The red dots are the four dots from the question. These are calculated as follows:
The formula is already written in the form of #a \cdot x^2+b \cdot x +c# with #a =1#, #b=-2# and #c=-2#. Seeing as #a>0# the graph is a parabola that opens upward.

The intersection with the #y#-axis is equal to the value of the constant in the quadratic formula, which is equal to #-2#. That means that the coordinates of the intersection point with the #y#-axis are #\rv{0,-2}#.

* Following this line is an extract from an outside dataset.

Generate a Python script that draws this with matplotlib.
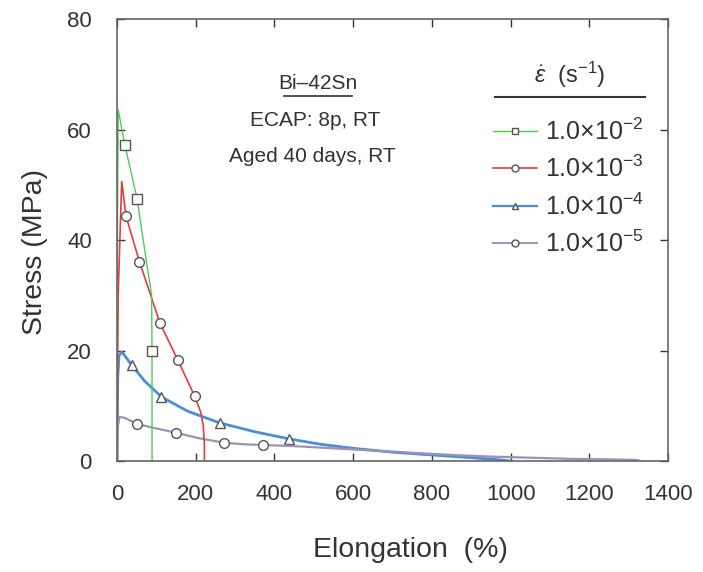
import matplotlib
matplotlib.use("Agg")
import matplotlib.pyplot as plt
from matplotlib.lines import Line2D

plt.rcParams["font.family"] = ["Liberation Sans", "DejaVu Sans"]
plt.rcParams["mathtext.fontset"] = "custom"
plt.rcParams["mathtext.rm"] = "Liberation Sans"
plt.rcParams["mathtext.it"] = "Liberation Sans:italic"

# strain rate 1.0e-2
x_e2 = [0, 1, 3, 20, 51, 75, 88, 89, 89, 89]
y_e2 = [0, 40, 63.6, 57.2, 47.5, 36, 30, 20, 10, 0]
mk_e2 = [3, 4, 7]

# strain rate 1.0e-3
x_e3 = [0, 3, 12, 23, 57, 109, 155, 197, 212, 219, 222, 222]
y_e3 = [0, 30, 50.6, 44.3, 36.1, 25, 18.2, 11.8, 9, 6.5, 3, 0]
mk_e3 = [3, 4, 5, 6, 7]

# strain rate 1.0e-4
x_e4 = [0, 2, 5, 12, 37, 70, 113, 180, 261, 350, 438, 520, 600, 700, 800, 900, 960, 1000]
y_e4 = [0, 15, 19, 19.8, 17.4, 14.5, 11.6, 9, 6.9, 5.3, 4, 3, 2.3, 1.6, 1.1, 0.6, 0.3, 0]
mk_e4 = [4, 6, 8, 10]

# strain rate 1.0e-5
x_e5 = [0, 2, 6, 20, 51, 100, 151, 210, 273, 330, 372, 450, 550, 650, 750, 850,
        950, 1050, 1150, 1250, 1320, 1330]
y_e5 = [0, 6, 8, 7.8, 6.7, 5.9, 5.1, 4.1, 3.3, 3.0, 2.9, 2.7, 2.3, 1.9, 1.5, 1.1,
        0.8, 0.6, 0.4, 0.3, 0.2, 0]
mk_e5 = [4, 6, 8, 10]

labels = [r"1.0×10$^{-2}$", r"1.0×10$^{-3}$", r"1.0×10$^{-4}$", r"1.0×10$^{-5}$"]

fig = plt.figure(figsize=(7.03, 5.72), dpi=100)
ax = fig.add_axes([0.1664, 0.194, 0.784, 0.7728])

edge = "#555555"
c2, c3, c4, c5 = "#4fcc4f", "#e63c3c", "#4a8fd6", "#9a94b4"
series = [
    (x_e4, y_e4, mk_e4, c4, 2.0, "^"),
    (x_e5, y_e5, mk_e5, c5, 1.6, "o"),
    (x_e3, y_e3, mk_e3, c3, 1.2, "o"),
    (x_e2, y_e2, mk_e2, c2, 1.0, "s"),
]
for xs, ys, mk, col, lw, m in series:
    ax.plot(xs, ys, color=col, lw=lw, marker=m, markevery=mk, ms=7,
            mfc="white", mec=edge, mew=1.0)

ax.set_xlim(0, 1400)
ax.set_ylim(0, 80)
ax.set_xticks(range(0, 1401, 200))
ax.set_yticks(range(0, 81, 20))
ax.tick_params(direction="in", top=True, right=True, length=6, width=1,
               labelsize=16, colors="#333333")
ax.tick_params(axis="x", pad=16.5)
ax.tick_params(axis="y", pad=18)
for sp in ax.spines.values():
    sp.set_color("#666666")
    sp.set_linewidth(1.2)
ax.set_xlabel("Elongation  (%)", fontsize=20.5, labelpad=23, color="#333333")
ax.set_ylabel("Stress (MPa)", fontsize=20.5, labelpad=14, color="#333333")
# labels sit a bit off-centre in the original
ax.xaxis.label.set_x(0.532)
ax.yaxis.label.set_y(0.473)

# sample description
ax.text(0.365, 0.855, "Bi–42Sn", transform=ax.transAxes, ha="center", va="center",
        fontsize=15, color="#333333")
ax.plot([0.303, 0.426], [0.826, 0.826], transform=ax.transAxes, color="#333333", lw=1.2)
ax.text(0.36, 0.771, "ECAP: 8p, RT", transform=ax.transAxes, ha="center", va="center",
        fontsize=15, color="#333333")
ax.text(0.355, 0.688, "Aged 40 days, RT", transform=ax.transAxes, ha="center", va="center",
        fontsize=15, color="#333333")

# legend
handles = [
    Line2D([], [], color=c2, lw=1.0, marker="s", ms=5, mfc="white", mec=edge),
    Line2D([], [], color=c3, lw=1.2, marker="o", ms=5, mfc="white", mec=edge),
    Line2D([], [], color=c4, lw=1.6, marker="^", ms=5, mfc="white", mec=edge),
    Line2D([], [], color=c5, lw=1.4, marker="o", ms=5, mfc="white", mec=edge),
]
leg = ax.legend(handles, labels, loc="upper left", bbox_to_anchor=(0.682, 0.775),
                frameon=False, fontsize=18, handlelength=1.76, handletextpad=0.32,
                labelspacing=0.44, borderaxespad=0, borderpad=0)
for t in leg.get_texts():
    t.set_color("#333333")
ax.text(0.822, 0.873, r"$\dot{\varepsilon}$  (s$^{-1}$)", transform=ax.transAxes,
        ha="center", va="center", fontsize=17, color="#333333")
ax.plot([0.686, 0.958], [0.824, 0.824], transform=ax.transAxes, color="#333333",
        lw=1.5, clip_on=False)

fig.savefig("out.png", dpi=100)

The #x#-value of the vertex is given by #x=-\dfrac{b}{2 \cdot a}# and is equal to:
\[\begin{array}{rclrl}
x&=& -\dfrac{-2}{2 \cdot 1} &&\phantom{xxx}\blue{\text{formula entered}}\\
&=& 1 &&\phantom{xxx}\blue{\text{simplified}}\\
\end{array}\]
The #y#-value of the vertex is calculated by entering #x=1# in the formula. Which gives:
\[\begin{array}{rclrl}
y&=& 1^2 -2 \cdot 1 -2
&&\phantom{xxx}\blue{\text{formula entered}}\\
&=& -3 &&\phantom{xxx}\blue{\text{calculated}}\\
\end{array}\]
The coordinates of the vertex are: #\rv{1,-3}#.

The intersections with the #x#-axis are the points that correspond to #y=0#.
\[\begin{array}{rcl}
x^2-2\cdot x-2 &=& 0 \\&&\phantom{xxx}\blue{\text{the equation that should be calculated}}\\
x=\dfrac{-{-2}-\sqrt{\left(-2\right)^2-4 \cdot 1 \cdot -2}}{2 \cdot 1} &\vee& x=\dfrac{-{-2}+\sqrt{\left(-2\right)^2-4 \cdot 1 \cdot -2}}{2 \cdot 1} \\&&\phantom{xxx}\blue{\text{quadratic formula entered}}\\
x=1-\sqrt{3} &\vee& x=\sqrt{3}+1 \\&&\phantom{xxx}\blue{\text{calculated}}\\
\end{array}\]
The coordinates of the intersections with the #x#-axis are: #\rv{1-\sqrt{3},0}# and #\rv{\sqrt{3}+1,0}#. To draw the point in the graph, we have to write the coordinates as decimal numbers (rounded to 1 decimal). That gives:#\rv{-0.7,0}# and #\rv{2.7,0}#.

The four points in the graph are: #\rv{0,-2}#, #\rv{1,-3}#, #\rv{1-\sqrt{3},0}# and #\rv{\sqrt{3}+1,0}#.